Let’s start by laying out some concepts: When we talk about traditional marketing, we are mostly talking about brand-building efforts like team sponsorships, podcast spots, and of course print magazine placement. 

When we talk about performance marketing, we generally mean any marketing that is designed to be measured and executed against performance targets; for every dollar spent, there will be a tracked and quantifiable goal. As a self-professed data nerd and marketing enthusiast, performance marketing makes my heart go pitter-pat. The beauty of adding performance marketing to your brand activation plans is that it allows marketing departments to quantify the outcome of actions, giving measurable results to formerly squidgy spends.

Arguably, the most powerful way to use performance marketing is in combination with a traditional marketing campaign. I like to think of this as a full-funnel approach: Traditional marketing covers top-of-funnel, while performance marketing is more bottom-of-funnel. Said another way, traditional marketing generates and builds demand, while performance marketing allows you to capture as much of that demand as possible. Taken together, they amplify the impact of your marketing campaigns and allow you to assign them measurable results and revenue. 

Here are a few ways that traditional and performance marketing work hand in hand: 

  1. Proof of concept: customers see a brand on a race team and there’s already the feeling of trustworthiness when they encounter the ad online, allowing them to feel confident in making a purchase. 

  2. Data feedback on what customers want from your brand. Performance marketing allows nearly real-time feedback on which brand messages resonate with customers, which audiences convert, even which geographic regions are most keen on the brand. 

  3. Familiarity breeds efficiency: It stands to reason that a stronger baseline brand awareness leads to more streamlined results in cost-per-acquisition and conversion rates.

  4. Brand narrative to calls of action. While traditional marketing earns you a place in a customer’s mind; the performance element puts you in front of them when they are ready to make a purchase. 
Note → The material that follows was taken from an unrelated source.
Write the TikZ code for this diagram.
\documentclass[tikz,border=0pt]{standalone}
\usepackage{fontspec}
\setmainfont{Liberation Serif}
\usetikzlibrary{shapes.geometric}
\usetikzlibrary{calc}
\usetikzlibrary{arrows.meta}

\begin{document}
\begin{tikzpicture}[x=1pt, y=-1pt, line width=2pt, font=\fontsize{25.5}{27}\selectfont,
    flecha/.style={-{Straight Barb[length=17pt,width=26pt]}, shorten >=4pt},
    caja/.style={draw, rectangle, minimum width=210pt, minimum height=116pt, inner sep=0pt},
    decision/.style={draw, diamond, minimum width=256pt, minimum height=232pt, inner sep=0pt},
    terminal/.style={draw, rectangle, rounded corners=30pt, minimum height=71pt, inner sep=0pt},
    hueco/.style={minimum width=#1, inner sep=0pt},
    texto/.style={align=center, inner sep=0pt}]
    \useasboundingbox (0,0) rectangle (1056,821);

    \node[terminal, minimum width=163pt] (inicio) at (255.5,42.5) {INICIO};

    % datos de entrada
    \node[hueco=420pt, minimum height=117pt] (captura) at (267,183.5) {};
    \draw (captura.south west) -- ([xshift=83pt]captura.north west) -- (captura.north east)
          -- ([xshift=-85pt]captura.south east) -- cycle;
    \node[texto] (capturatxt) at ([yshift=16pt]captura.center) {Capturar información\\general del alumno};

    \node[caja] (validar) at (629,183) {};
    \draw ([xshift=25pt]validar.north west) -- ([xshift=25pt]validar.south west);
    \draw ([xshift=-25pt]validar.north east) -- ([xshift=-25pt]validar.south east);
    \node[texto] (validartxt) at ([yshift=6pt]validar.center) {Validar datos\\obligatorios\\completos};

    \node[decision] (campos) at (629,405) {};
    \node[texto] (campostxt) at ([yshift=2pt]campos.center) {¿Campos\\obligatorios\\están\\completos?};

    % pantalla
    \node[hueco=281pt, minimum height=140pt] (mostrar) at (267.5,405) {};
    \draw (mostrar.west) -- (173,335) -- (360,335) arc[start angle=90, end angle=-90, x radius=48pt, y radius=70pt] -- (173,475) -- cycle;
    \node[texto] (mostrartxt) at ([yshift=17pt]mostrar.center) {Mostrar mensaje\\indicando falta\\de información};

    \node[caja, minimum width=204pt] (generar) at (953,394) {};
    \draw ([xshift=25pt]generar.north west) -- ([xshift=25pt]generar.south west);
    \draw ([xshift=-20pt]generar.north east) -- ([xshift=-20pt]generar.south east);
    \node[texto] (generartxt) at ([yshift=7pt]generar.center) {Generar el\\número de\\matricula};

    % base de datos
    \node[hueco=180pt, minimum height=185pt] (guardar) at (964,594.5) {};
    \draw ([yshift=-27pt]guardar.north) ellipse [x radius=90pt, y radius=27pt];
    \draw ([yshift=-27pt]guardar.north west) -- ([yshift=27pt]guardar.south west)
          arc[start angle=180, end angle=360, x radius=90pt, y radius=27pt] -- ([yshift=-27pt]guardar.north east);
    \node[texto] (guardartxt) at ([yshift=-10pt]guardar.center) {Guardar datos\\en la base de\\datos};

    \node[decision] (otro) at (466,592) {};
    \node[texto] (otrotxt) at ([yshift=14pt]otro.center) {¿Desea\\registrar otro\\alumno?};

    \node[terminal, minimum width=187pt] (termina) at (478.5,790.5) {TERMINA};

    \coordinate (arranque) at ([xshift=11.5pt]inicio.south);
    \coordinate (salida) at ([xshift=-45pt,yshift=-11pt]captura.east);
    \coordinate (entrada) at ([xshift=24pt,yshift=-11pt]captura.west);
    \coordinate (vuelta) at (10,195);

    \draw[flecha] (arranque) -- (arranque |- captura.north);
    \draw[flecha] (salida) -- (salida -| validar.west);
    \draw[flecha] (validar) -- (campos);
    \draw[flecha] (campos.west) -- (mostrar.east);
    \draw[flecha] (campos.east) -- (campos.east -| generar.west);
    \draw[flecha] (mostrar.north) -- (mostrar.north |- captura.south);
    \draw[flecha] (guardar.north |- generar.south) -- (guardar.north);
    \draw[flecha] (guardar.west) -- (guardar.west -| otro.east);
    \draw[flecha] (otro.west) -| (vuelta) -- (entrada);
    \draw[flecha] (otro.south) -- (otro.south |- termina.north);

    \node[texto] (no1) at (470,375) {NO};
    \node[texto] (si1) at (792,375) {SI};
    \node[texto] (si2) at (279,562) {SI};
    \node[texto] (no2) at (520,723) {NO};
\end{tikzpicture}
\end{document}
  5. Return on Ad Spend (ROAS). The beauty of the combined approach is that it can justify the expense of a marketing department. In my experience, the only challenge when presenting budget numbers to a board is explaining that the top-of-funnel actions — the traditional marketing — is necessary to have brand awareness and validation once a customer is ready to buy. I’ve found the most success when using ROAS to work backward and set my brand budget. If we’re hitting 5x ROAS then our performance marketing campaigns are profitable enough to justify their own existence and to comfortably cover the costs of some more traditional, harder-to-measure marketing efforts (which are directly or indirectly contributing to that 5x performance).  

So what does an IBD do with all of this info? Performance marketing definitely veers away from software that can be managed in-house, since it typically uses tools like Google Adwords and Analytics, which get pretty deep in the specialty-knowledge weeds. That being said, there are digital consultancies that specialize in these areas, and they can quantify results and a positive return on investment. If you are considering the agency direction, I’d strongly advise you to engage an agency or individual who is deeply familiar with the bicycle industry and understands your brand’s position and customer base. From what I have seen, the bicycle industry is so specialized and the aforementioned tools are so specific that if there is a gap in understanding of your shop or brand’s position in the industry, the results can be fairly far off-base. (Ask me how I know.)

Seeing revenue as a factor of “I spend $1, I make $5,” is powerful. But if your business is not ready to assign that kind of consultancy budget to its marketing budget, you can hire a freelancer to set up and run your accounts. As with anything, your success will depend on the knowledge and skill of your hire, but if you outline simple metrics for success, the numbers will tell you the story of your efforts. 

So where does that leave traditional marketing? 

After going to Sea Otter, SBT GRVL and other marquee events, I’d say that traditional marketing is still alive and well. At the end of the day, while performance marketing is around to capture the money of a customer who’s ready to purchase, those customers still need to know who we are and feel like we’re in this business to serve their interests. While performance marketing campaigns can add to those efforts, it’s still a business built on brand trust

Lori Barrett was managing director of Rotor America for the last nine years.